Джон Мейз повернулся к Саманте, и она увидела, что глаза у него остекленевшие, безумные, светящиеся животной злобой… и страхом. Она ничего не понимала. Ничего!
— … Да, дорогая мисс Джонс, мы подходим к самому для вас интересному. Ронни подобрался слишком близко к обществу Лиланда и его тайнам. Его нужно было остановить. Заодно я оказал бы услугу семье — ведь желание Белинды выйти замуж за сына портовой шлюхи никто из нас не одобрял. Одним словом, я решил действовать. Бомбу в наши дни найти легче легкого. Я все приготовил заранее и уселся в моторке неподалеку, чтобы удостовериться, что все прошло успешно. До взрыва оставалось пять минут, когда я увидел их на палубе. Белинду и Гранта. Они целовались. Она была в его рубашке. Я понял, что они только что были близки. Меня это взбесило, но я все еще не хотел ее убивать… Я действительно не хотел тебя убивать, девочка!
С этими словами Джон Мейз опустился на колени перед столом, где лежала Саманта.
Саманта превратилась в каменное изваяние. То, что говорил Джон Мейз, было нереально, немыслимо, невозможно, и все же она понимала, что говорит он чистую правду.
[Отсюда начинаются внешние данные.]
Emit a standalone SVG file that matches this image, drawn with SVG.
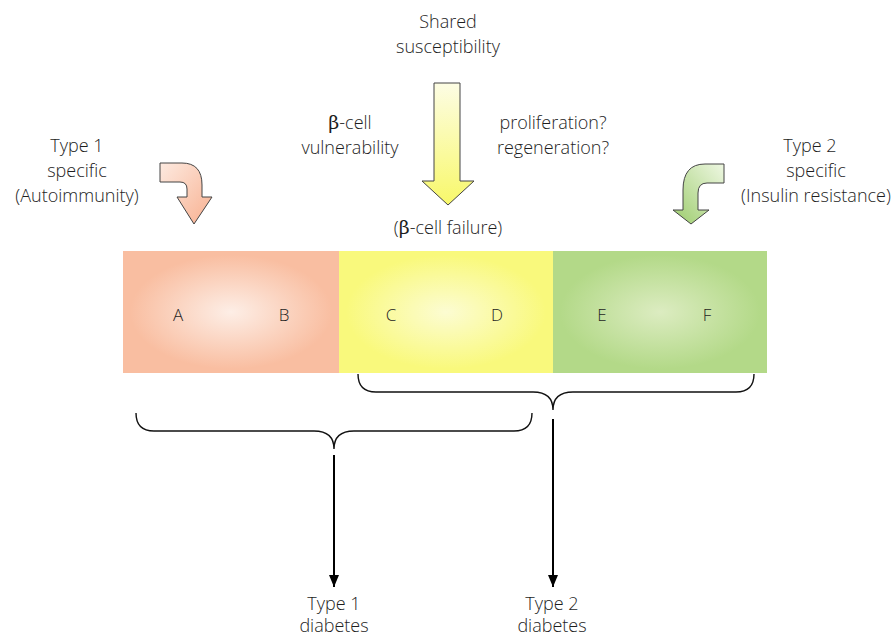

— … Я плакал, когда яхта взорвалась. Я орал и выл, как сумасшедший, потому что оплакивал тебя, моя малышка Белл. Я ведь очень любил тебя. И желал. Желал как женщину, с тех самых пор, когда ты начала бегать на свидания и целоваться с этим Лесли Дойлом, маленьким нахалом. Я уплыл от того места, уплыл далеко. Почти до самого Гленнакораха доплыл, потом вышел на берег, упал и уснул. А когда проснулся, на песке рядом со мной лежало твое мертвое тело. То, что от него осталось. Взрыв здорово тебя искалечил, а морская вода разъела раны. От малышки Белл осталось немного. И тогда я решил сжечь тебя. Ты ведь все равно была мертвая. Я выкопал яму, бросил тебя туда, обложил хворостом и поджег. И тогда ты закричала, а я…
Саманта разлепила стиснутые губы.
— И тогда ты ударил меня чем-то тяжелым в лицо. Я помню. Потом была тьма и боль, потом госпиталь.